■ What this task involves
Repeat the material below exactly, with no pictures.

Start Source excerpt

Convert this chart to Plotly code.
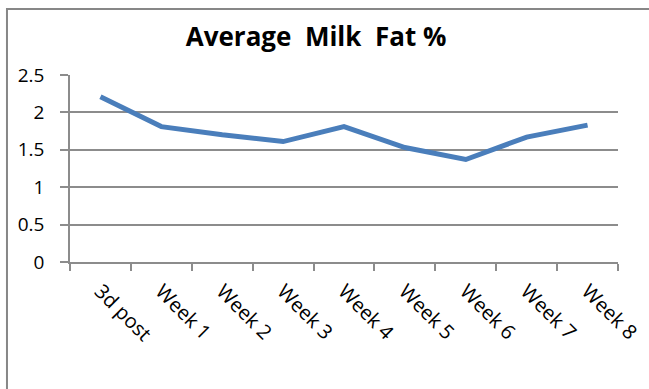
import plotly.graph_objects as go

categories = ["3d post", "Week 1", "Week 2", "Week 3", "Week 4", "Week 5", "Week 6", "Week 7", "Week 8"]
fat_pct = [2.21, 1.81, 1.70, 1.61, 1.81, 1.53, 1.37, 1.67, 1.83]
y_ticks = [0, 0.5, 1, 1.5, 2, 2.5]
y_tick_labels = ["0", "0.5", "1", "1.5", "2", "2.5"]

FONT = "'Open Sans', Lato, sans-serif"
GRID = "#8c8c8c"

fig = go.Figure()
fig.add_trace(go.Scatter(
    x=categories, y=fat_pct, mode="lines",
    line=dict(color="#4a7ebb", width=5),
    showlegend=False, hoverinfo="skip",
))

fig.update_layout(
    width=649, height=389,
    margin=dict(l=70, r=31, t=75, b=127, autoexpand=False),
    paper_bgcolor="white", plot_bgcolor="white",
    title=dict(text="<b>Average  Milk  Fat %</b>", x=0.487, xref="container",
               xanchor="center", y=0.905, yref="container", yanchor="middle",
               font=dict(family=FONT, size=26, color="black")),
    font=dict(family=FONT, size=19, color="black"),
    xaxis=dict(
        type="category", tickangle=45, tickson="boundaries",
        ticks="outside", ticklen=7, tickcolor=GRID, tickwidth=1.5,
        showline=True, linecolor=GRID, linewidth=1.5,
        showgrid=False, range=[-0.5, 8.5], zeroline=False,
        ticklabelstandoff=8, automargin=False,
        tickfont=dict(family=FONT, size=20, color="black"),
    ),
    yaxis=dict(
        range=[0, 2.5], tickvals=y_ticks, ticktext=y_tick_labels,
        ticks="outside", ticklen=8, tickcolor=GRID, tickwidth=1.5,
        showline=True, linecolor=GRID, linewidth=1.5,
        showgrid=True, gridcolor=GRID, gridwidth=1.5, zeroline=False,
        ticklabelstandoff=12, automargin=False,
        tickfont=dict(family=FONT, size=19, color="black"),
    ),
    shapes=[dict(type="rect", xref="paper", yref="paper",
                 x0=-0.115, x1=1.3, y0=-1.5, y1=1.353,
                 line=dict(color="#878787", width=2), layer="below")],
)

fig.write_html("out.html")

End Source excerpt

■ Result of the exercise
Convert this chart to Plotly code.
import plotly.graph_objects as go

categories = ["3d post", "Week 1", "Week 2", "Week 3", "Week 4", "Week 5", "Week 6", "Week 7", "Week 8"]
fat_pct = [2.21, 1.81, 1.70, 1.61, 1.81, 1.53, 1.37, 1.67, 1.83]
y_ticks = [0, 0.5, 1, 1.5, 2, 2.5]
y_tick_labels = ["0", "0.5", "1", "1.5", "2", "2.5"]

FONT = "'Open Sans', Lato, sans-serif"
GRID = "#8c8c8c"

fig = go.Figure()
fig.add_trace(go.Scatter(
    x=categories, y=fat_pct, mode="lines",
    line=dict(color="#4a7ebb", width=5),
    showlegend=False, hoverinfo="skip",
))

fig.update_layout(
    width=649, height=389,
    margin=dict(l=70, r=31, t=75, b=127, autoexpand=False),
    paper_bgcolor="white", plot_bgcolor="white",
    title=dict(text="<b>Average  Milk  Fat %</b>", x=0.487, xref="container",
               xanchor="center", y=0.905, yref="container", yanchor="middle",
               font=dict(family=FONT, size=26, color="black")),
    font=dict(family=FONT, size=19, color="black"),
    xaxis=dict(
        type="category", tickangle=45, tickson="boundaries",
        ticks="outside", ticklen=7, tickcolor=GRID, tickwidth=1.5,
        showline=True, linecolor=GRID, linewidth=1.5,
        showgrid=False, range=[-0.5, 8.5], zeroline=False,
        ticklabelstandoff=8, automargin=False,
        tickfont=dict(family=FONT, size=20, color="black"),
    ),
    yaxis=dict(
        range=[0, 2.5], tickvals=y_ticks, ticktext=y_tick_labels,
        ticks="outside", ticklen=8, tickcolor=GRID, tickwidth=1.5,
        showline=True, linecolor=GRID, linewidth=1.5,
        showgrid=True, gridcolor=GRID, gridwidth=1.5, zeroline=False,
        ticklabelstandoff=12, automargin=False,
        tickfont=dict(family=FONT, size=19, color="black"),
    ),
    shapes=[dict(type="rect", xref="paper", yref="paper",
                 x0=-0.115, x1=1.3, y0=-1.5, y1=1.353,
                 line=dict(color="#878787", width=2), layer="below")],
)

fig.write_html("out.html")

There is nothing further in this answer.